I definitely notice a difference in my 12yr old dog. Not only does it help with his arthritis but it also makes him much more calm when fireworks are going off in our neighborhood. It has been very helpful because our neighborhood believes the 4th of July lasts from June till September. My pup is so much happier now that we give him ABSC.


Research on CBD Oil and Anxiety

Although ABSC Organics is the industry leader in veterinary CBD research, we have not conducted any clinical trials related to anxiety at this point. We have, however, completed a Phase One Safety and Toxicity Trial that showed that our CBD oil is safe and well-tolerated, even at large doses. Our followup research to date has focused on epilepsy and arthritis, but we hope to conduct anxiety research soon. 

CBD for Other Health Problems

The FDA is very cautious when it comes to CBD. They are currently studying the available research and assessing the need for regulation. You will see many CBD oil providers making claims about epilepsy, arthritis, pain, anxiety, and even cancer. But the reality is that the FDA does not allow us to specific health claims, even if there is much anecdotal evidence to back them up. 

We can tell you that our pilot epilepsy trial at Colorado State University’s College of Veterinary Medicine and Biomedical Sciences showed incredibly promising results—including an 89% reduction in seizure activity. And we can tell you that the AKC’s Canine Health Foundation was so impressed by that pilot trial that they co-sponsored a larger followup trial using our oil. We can also tell you that we have an arthritis trial currently in process, and we look forward to publishing positive results soon. 

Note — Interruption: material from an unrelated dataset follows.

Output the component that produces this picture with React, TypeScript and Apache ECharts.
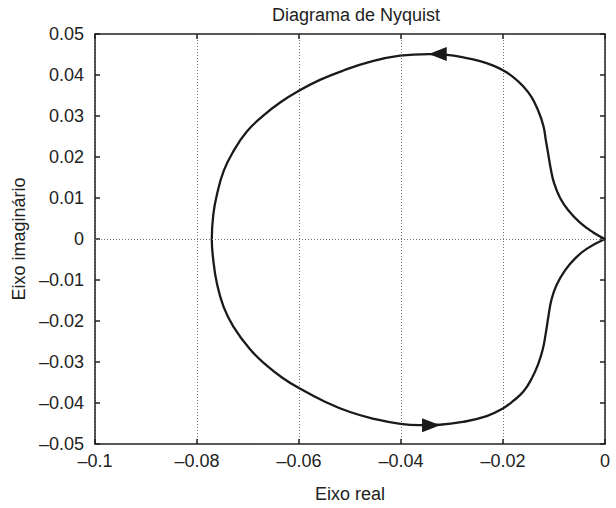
import React, { useEffect, useRef } from "react";
import * as echarts from "echarts";

// Nyquist curve (starting at the origin, upper half first)
const realPart: number[] = [
  0, -0.0023, -0.0049, -0.0072, -0.0088, -0.01, -0.0106, -0.0111, -0.0116, -0.0121,
  -0.0131, -0.0144, -0.016, -0.018, -0.0201, -0.0219, -0.0245, -0.0278, -0.031, -0.0345,
  -0.0402, -0.0461, -0.0513, -0.0559, -0.0601, -0.0637, -0.067, -0.0703, -0.0729, -0.0748,
  -0.0761, -0.0768, -0.0771, -0.0768, -0.0761, -0.0748, -0.0729, -0.0696, -0.0663, -0.0632,
  -0.0601, -0.0552, -0.05, -0.0448, -0.0401, -0.0363, -0.0324, -0.0278, -0.0232, -0.0201,
  -0.018, -0.016, -0.0144, -0.0131, -0.0122, -0.0116, -0.0111, -0.0105, -0.0095, -0.0078,
  -0.0059, -0.0036, 0,
];
const imagPart: number[] = [
  0, 0.0016, 0.004, 0.007, 0.01, 0.0137, 0.0169, 0.0205, 0.0241, 0.0277,
  0.0313, 0.0346, 0.0372, 0.0395, 0.0412, 0.0423, 0.0434, 0.0443, 0.0449, 0.0451,
  0.0447, 0.0432, 0.0411, 0.0388, 0.0361, 0.0333, 0.0301, 0.0261, 0.0213, 0.0165,
  0.0108, 0.006, 0, -0.0052, -0.0108, -0.0165, -0.0213, -0.0269, -0.0309, -0.0339,
  -0.0363, -0.0395, -0.0422, -0.044, -0.0451, -0.0454, -0.0453, -0.0446, -0.0432, -0.0414,
  -0.0395, -0.0372, -0.0341, -0.0305, -0.0269, -0.0229, -0.0189, -0.0148, -0.0112, -0.0076,
  -0.0048, -0.0024, 0,
];

// arrow markers
const arrowReal: number[] = [-0.0328, -0.0341];
const arrowImag: number[] = [0.0451, -0.0454];
const arrowRotate: number[] = [180, 0];

const xTicksMin = -0.1;
const xTicksMax = 0;
const xInterval = 0.02;
const yTicksMin = -0.05;
const yTicksMax = 0.05;
const yInterval = 0.01;

const titleText = "Diagrama de Nyquist";
const xName = "Eixo real";
const yName = "Eixo imaginário";

const FONT = "'Liberation Sans', Arial, sans-serif";
const FS = 18;

const fmt = (v: number) => {
  if (Math.abs(v) < 1e-12) return "0";
  const s = String(+v.toFixed(4));
  return s.replace("-", "\u2013");
};

export default function App() {
  const ref = useRef<HTMLDivElement>(null);
  useEffect(() => {
    if (!ref.current) return;
    const chart = echarts.init(ref.current, undefined, { renderer: "svg" });
    const curve = realPart.map((r, i) => [r, imagPart[i]]);
    const arrows = arrowReal.map((r, i) => ({
      value: [r, arrowImag[i]],
      symbolRotate: arrowRotate[i],
    }));
    const axisLine = { show: true, onZero: false, lineStyle: { color: "#222", width: 1.5 } };
    const tick = { show: true, inside: true, length: 5, lineStyle: { color: "#222", width: 1.5 } };
    chart.setOption({
      animation: false,
      backgroundColor: "#fff",
      title: {
        text: titleText,
        left: 351,
        top: 1,
        textAlign: "center",
        textStyle: { fontFamily: FONT, fontSize: FS, fontWeight: "normal", color: "#222" },
      },
      grid: { left: 95, right: 11, top: 34, bottom: 59 },
      xAxis: [
        {
          type: "value",
          min: xTicksMin,
          max: xTicksMax,
          interval: xInterval,
          position: "bottom",
          name: xName,
          nameLocation: "middle",
          nameGap: 41,
          nameTextStyle: { fontFamily: FONT, fontSize: FS, color: "#222" },
          axisLine,
          axisTick: tick,
          axisLabel: { fontFamily: FONT, fontSize: FS, color: "#222", margin: 8, formatter: fmt },
          splitLine: { show: true, lineStyle: { type: [1, 2], color: "#777", width: 1 } },
        },
        {
          type: "value",
          min: xTicksMin,
          max: xTicksMax,
          interval: xInterval,
          position: "top",
          axisLine,
          axisTick: tick,
          axisLabel: { show: false },
          splitLine: { show: false },
        },
      ],
      yAxis: [
        {
          type: "value",
          min: yTicksMin,
          max: yTicksMax,
          interval: yInterval,
          position: "left",
          name: yName,
          nameLocation: "middle",
          nameGap: 67,
          nameTextStyle: { fontFamily: FONT, fontSize: FS, color: "#222" },
          axisLine,
          axisTick: tick,
          axisLabel: { fontFamily: FONT, fontSize: FS, color: "#222", margin: 11, formatter: fmt },
          splitLine: { show: false },
        },
        {
          type: "value",
          min: yTicksMin,
          max: yTicksMax,
          interval: yInterval,
          position: "right",
          axisLine,
          axisTick: tick,
          axisLabel: { show: false },
          splitLine: { show: false },
        },
      ],
      series: [
        {
          type: "line",
          data: curve,
          smooth: 0.45,
          showSymbol: false,
          symbol: "none",
          lineStyle: { color: "#1a1a1a", width: 2.3 },
          markLine: {
            silent: true,
            symbol: "none",
            label: { show: false },
            lineStyle: { type: [1, 2], color: "#777", width: 1 },
            data: [{ yAxis: 0 }],
          },
          z: 3,
        },
        {
          type: "scatter",
          data: arrows,
          symbol: "path://M0,0L20,7L0,14Z",
          symbolSize: [18, 14],
          itemStyle: { color: "#1a1a1a", opacity: 1 },
          z: 4,
        },
      ],
    });
    return () => chart.dispose();
  }, []);
  return (
    <div
      ref={ref}
      style={{ position: "fixed", left: 0, top: 0, width: 616, height: 508, background: "#fff" }}
    />
  );
}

Finally, we can point you to our testimonials. These are real stories, from real customers, about real beloved pets. There are some truly compelling stories out there, and we can’t wait to do more research to back up those stories with irrefutable science. 

Why Choose ABSC PURE ORGANIC CBD OIL™ For Dog Anxiety?

If you’re looking for meticulously tested, proven safe, veterinarian-trusted CBD oil for your dog, ABSC Organics is the clear choice. Our CBD Oil for Dogs is the only product on the market with a depth of clinical research and safety testing behind it. We care deeply about pet health, and we prioritize science and transparency above all else. 

Frequently Asked Questions

How long does it take for CBD oil to start working in dogs?

Each dog is different, and every medical condition is different, but many dogs will see effects almost immediately. Other dogs may need to work up to a higher dose over a few weeks before seeing beneficial effects. If you are concerned that the CBD oil isn’t working for your dog, talk with us about slowly increasing the dosage—we’re here to help!

Can CBD oil for dogs be used with other medications?

There are no known contra-indications for ABSC Pure Organic CBD Oil™ and other medications. That means that we are not aware of any reason you cannot use our CBD oil with other OTC and prescription medications. We always advise checking with your veterinarian for advice about your pet’s specific situation. 

Is CBD Oil addictive?

There is no evidence that CBD oil is addictive in any way. ABSC Pure Organic CBD Oil™ contains no substantive THC (THC levels <0.3%), and does not produce a high or any psychoactive effects.